Most people by now understand that main challenge for developing mobile applications is creating a solution that runs on as many platforms as possible. This challenge can range from supporting browsers that only support text, up to fully fledged smartphones.
For organisations that are targeting users in the developed world, many are simplifying this challenge to target smartphones only. However even here to create local native applications requires solutions that support Apple’s iOS, Windows, Android and Java (Blackberry).
There are many mobile development platforms available to assist with creating “write once deploy everywhere” apps. The main constrains here are that you end up with deployments to many different stores, and that quite often still write platform specific code to take advantage of platform specific features.

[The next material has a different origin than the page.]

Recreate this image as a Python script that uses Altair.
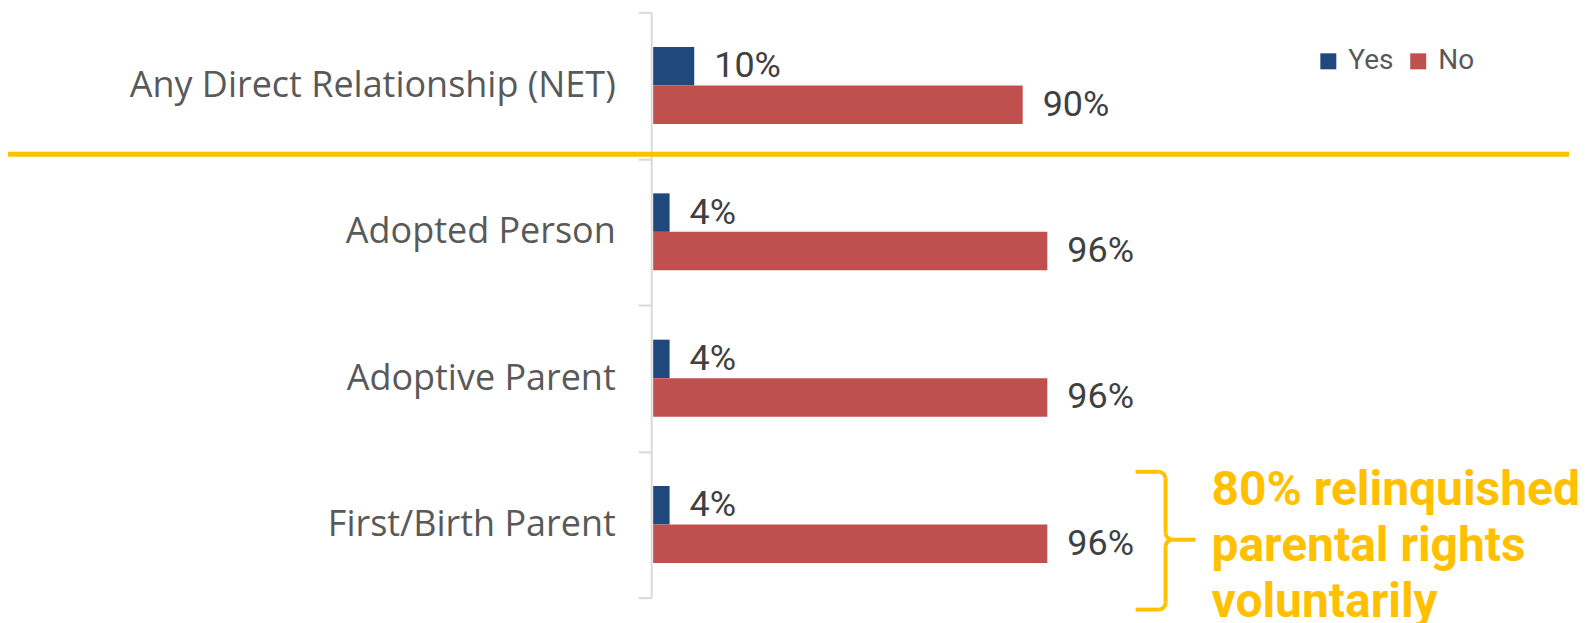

HTML5 has long been a strong candidate for mobile applications, but is it ready? Are mobile browsers up to date with HTML5?
The answer to this question can be a simple “No”, no mobile browser supports the full HTML5 specification. Or a “Maybe” depending on what features (camera, phone book and GPS) of the phone you require you may have support from HTML5.

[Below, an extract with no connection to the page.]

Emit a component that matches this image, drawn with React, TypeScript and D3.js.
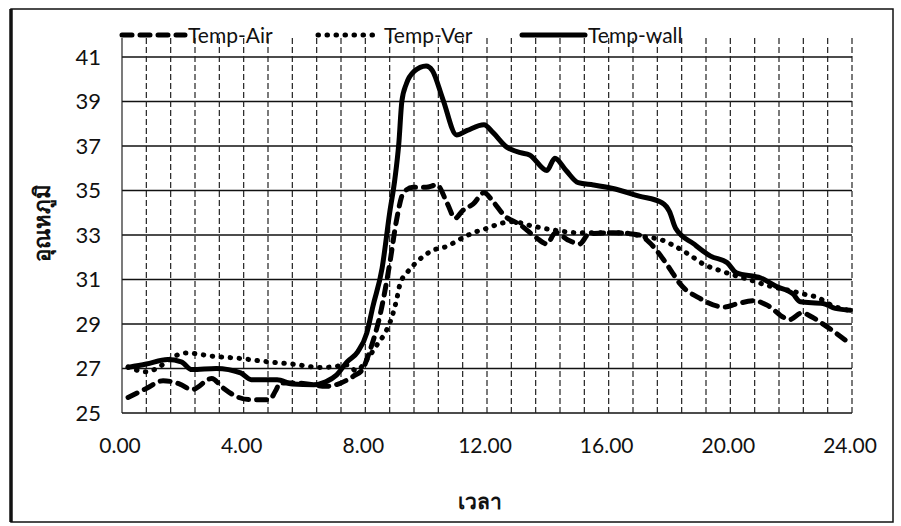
import React from "react";
import * as d3 from "d3";

const airHours = [0.2, 0.8, 1.35, 1.9, 2.3, 2.95, 3.3, 3.75, 4.2, 4.85, 5.05, 5.2, 5.75, 6.7, 7.2, 7.6, 7.9, 8.15, 8.5, 8.8, 9.03, 9.25, 9.57, 10.0, 10.35, 10.7, 10.95, 11.2, 11.55, 11.9, 12.2, 12.55, 13.1, 13.6, 13.97, 14.25, 14.7, 15.05, 15.35, 16.15, 17.0, 17.35, 17.8, 18.05, 18.35, 19.0, 19.8, 20.2, 20.8, 21.2, 21.96, 22.35, 22.7, 23.1, 23.95];
const airTemps = [25.7, 26.1, 26.45, 26.3, 26.05, 26.55, 26.15, 25.75, 25.6, 25.6, 26.0, 26.35, 26.35, 26.2, 26.35, 26.65, 26.95, 27.8, 29.5, 31.7, 33.7, 34.9, 35.15, 35.15, 35.25, 34.4, 33.75, 34.1, 34.4, 34.9, 34.5, 33.9, 33.45, 32.9, 32.6, 33.1, 32.75, 32.6, 33.05, 33.1, 33.0, 32.65, 31.9, 31.4, 30.8, 30.15, 29.76, 29.9, 30.05, 29.85, 29.2, 29.5, 29.3, 28.95, 28.1];

const verHours = [0.2, 0.8, 1.2, 1.6, 2.1, 3.0, 3.9, 4.8, 5.6, 6.5, 6.9, 7.4, 7.7, 8.05, 8.4, 8.65, 8.87, 9.03, 9.14, 9.37, 9.7, 10.2, 10.7, 11.1, 11.55, 12.0, 12.4, 12.85, 13.5, 14.3, 15.0, 15.5, 16.4, 17.25, 17.7, 18.1, 18.67, 19.1, 19.66, 20.1, 20.6, 21.3, 21.96, 22.4, 22.85, 23.4, 23.95];
const verTemps = [27.07, 26.85, 27.05, 27.45, 27.7, 27.55, 27.45, 27.3, 27.2, 27.05, 27.07, 27.16, 26.9, 27.4, 28.1, 28.6, 29.3, 30.1, 30.8, 31.3, 31.8, 32.3, 32.5, 32.8, 33.1, 33.3, 33.5, 33.6, 33.4, 33.2, 33.1, 33.1, 33.1, 32.9, 32.8, 32.55, 32.1, 31.7, 31.4, 31.2, 31.0, 30.7, 30.5, 30.35, 30.2, 29.8, 29.6];

const wallHours = [0.2, 0.8, 1.5, 1.95, 2.3, 3.1, 3.9, 4.25, 5.1, 5.6, 6.3, 6.7, 7.05, 7.4, 7.75, 8.05, 8.25, 8.55, 8.8, 8.97, 9.1, 9.2, 9.35, 9.6, 10.0, 10.2, 10.55, 11.0, 11.35, 11.9, 12.2, 12.65, 13.1, 13.4, 13.97, 14.23, 14.6, 15.0, 15.5, 16.1, 17.0, 17.75, 18.0, 18.2, 18.8, 19.35, 19.9, 20.2, 21.0, 21.5, 22.06, 22.3, 23.05, 23.45, 23.95];
const wallTemps = [27.05, 27.2, 27.4, 27.3, 26.95, 27.0, 26.8, 26.5, 26.5, 26.3, 26.27, 26.4, 26.7, 27.3, 27.75, 28.6, 29.8, 31.5, 34.0, 35.5, 37.1, 39.0, 39.8, 40.35, 40.6, 40.4, 39.1, 37.5, 37.7, 37.95, 37.6, 36.95, 36.7, 36.6, 35.9, 36.45, 35.9, 35.35, 35.25, 35.1, 34.75, 34.45, 34.05, 33.3, 32.6, 32.05, 31.75, 31.3, 31.07, 30.7, 30.35, 30.0, 29.92, 29.7, 29.62];

const xTickValues = [0, 4, 8, 12, 16, 20, 24];
const xTickLabels = ["0.00", "4.00", "8.00", "12.00", "16.00", "20.00", "24.00"];
const yTickValues = [25, 27, 29, 31, 33, 35, 37, 39, 41];
const seriesNames = ["Temp-Air", "Temp-Ver", "Temp-wall"];
const xTitle = "เวลา";
const yTitle = "อุณหภูมิ";

const FONT = "Lato, 'Open Sans', sans-serif";

export default function App() {
  const left = 122, right = 852, top = 57, bottom = 413;
  const x = d3.scaleLinear().domain([0, 24]).range([left, right]);
  const y = d3.scaleLinear().domain([25, 41]).range([bottom, top]);
  const mk = (hs: number[], vs: number[]) =>
    d3.line<number>().x((_, i) => x(hs[i])).y((v) => y(v)).curve(d3.curveMonotoneX)(vs) || "";

  const gridX = d3.range(0, 31).map((i) => i * 0.8);

  const styles = [
    { dash: "10 8", width: 5, cap: "round" as const },
    { dash: "0.5 8.5", width: 5, cap: "round" as const },
    { dash: "", width: 5, cap: "round" as const },
  ];
  const legendX = [122, 318, 522];
  const legendW = 63;
  const legendY = 35;

  return (
    <svg width={901} height={526} style={{ position: "absolute", left: 0, top: 0, background: "#fff" }}>
      <rect x={0} y={0} width={901} height={526} fill="#fff" />
      {/* frame */}
      <rect x={11} y={9} width={882} height={513} fill="none" stroke="#111" strokeWidth={1.5} />
      <line x1={11} y1={9} x2={11} y2={522} stroke="#111" strokeWidth={3.5} />
      {/* horizontal grid */}
      {yTickValues.map((v) => (
        <line key={"h" + v} x1={left} x2={right} y1={y(v)} y2={y(v)} stroke="#111" strokeWidth={1.5} />
      ))}
      {/* vertical grid */}
      {gridX.map((h, i) => (
        <line key={"v" + i} x1={x(h)} x2={x(h)} y1={38} y2={bottom} stroke="#222" strokeWidth={1.2}
          strokeDasharray={i === 0 ? "" : "6 3"} />
      ))}
      {/* y labels */}
      {yTickValues.map((v) => (
        <text key={"yl" + v} x={101} y={y(v)} dy="0.36em" textAnchor="end" fontFamily={FONT} fontSize={22} fill="#111">
          {v}
        </text>
      ))}
      {/* x labels */}
      {xTickValues.map((h, i) => (
        <text key={"xl" + h} x={x(h) - 2} y={453} textAnchor="middle" fontFamily={FONT} fontSize={21} fill="#111">
          {xTickLabels[i]}
        </text>
      ))}
      {/* axis titles */}
      <text x={480} y={509} textAnchor="middle" fontFamily={FONT} fontSize={21} fontWeight="bold" fill="#111">
        {xTitle}
      </text>
      <text transform="translate(50,223) rotate(-90)" textAnchor="middle" fontFamily={FONT} fontSize={22} fontWeight="bold" fill="#111">
        {yTitle}
      </text>
      {/* series */}
      {[
        [airHours, airTemps],
        [verHours, verTemps],
        [wallHours, wallTemps],
      ].map(([hs, vs], i) => (
        <path key={"s" + i} d={mk(hs, vs)} fill="none" stroke="#000" strokeWidth={styles[i].width}
          strokeDasharray={styles[i].dash || undefined} strokeLinecap={styles[i].cap} strokeLinejoin="round" />
      ))}
      {/* legend */}
      {seriesNames.map((n, i) => (
        <g key={"lg" + i}>
          <line x1={legendX[i]} x2={legendX[i] + legendW} y1={legendY} y2={legendY} stroke="#000"
            strokeWidth={styles[i].width} strokeDasharray={styles[i].dash || undefined} strokeLinecap="round" />
          <text x={legendX[i] + legendW + 3} y={legendY} dy="0.36em" fontFamily={FONT} fontSize={21} fill="#111">
            {n}
          </text>
        </g>
      ))}
    </svg>
  );
}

Push that up to a resounding “Yes”, if you want to move an application that currently runs on the web to run on mobile. Of course, I should also caveat the above with ‘there are grey areas’ in between these responses, not very helpful I know.
For corporates looking to support mobile users with line of business applications I believe there are some great examples that prove HTML5 is ready for them. For a start Facebook is one such application taking full advantage of HTML5, and promoting its use for Facebook apps.

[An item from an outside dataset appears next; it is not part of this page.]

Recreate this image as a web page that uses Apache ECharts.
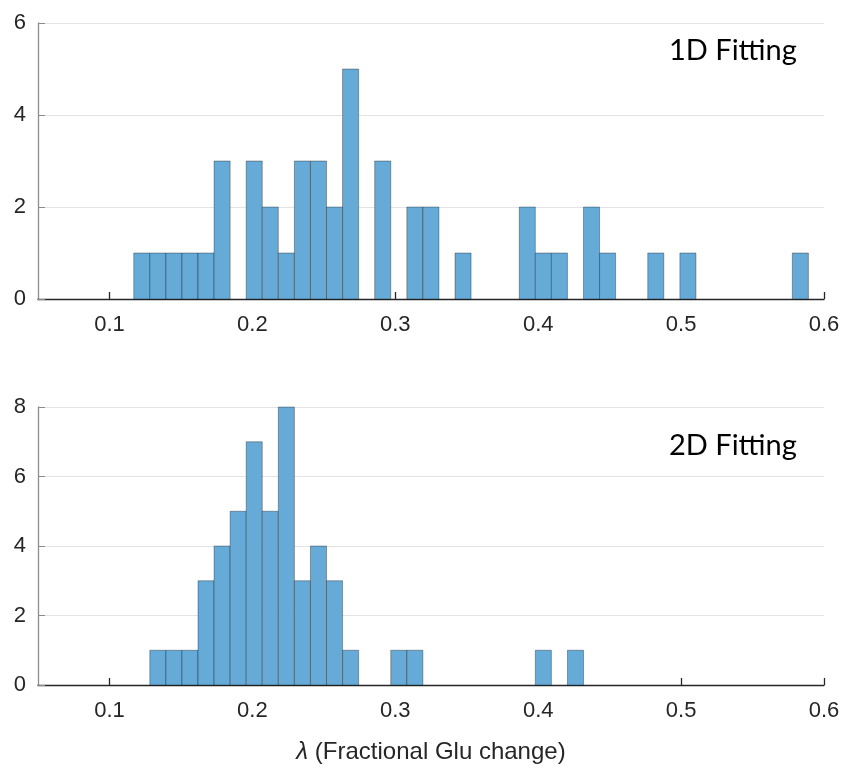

The key areas of HTML5 that are supported across mainstream mobile browsers are offline storage, geolocation, multimedia, graphics (canvas), touch events and large parts of CSS3. The mobile HTML5 site provides a list of mobile browser capabilities.
In the past marketers are argued that presence on App Stores adds value to “brand awareness”, and whilst this is true, there is nothing stopping an organisation having using both native apps and HTML. For example, take LloydsTSB. You can download their app, which effectively once downloaded then runs a “browser” version of their Internet banking service.
There are also some great libraries out there that make cross platform mobile development much easier and provide features that make your web applications feel much more like a native phone app. JQueryMobile is a great example.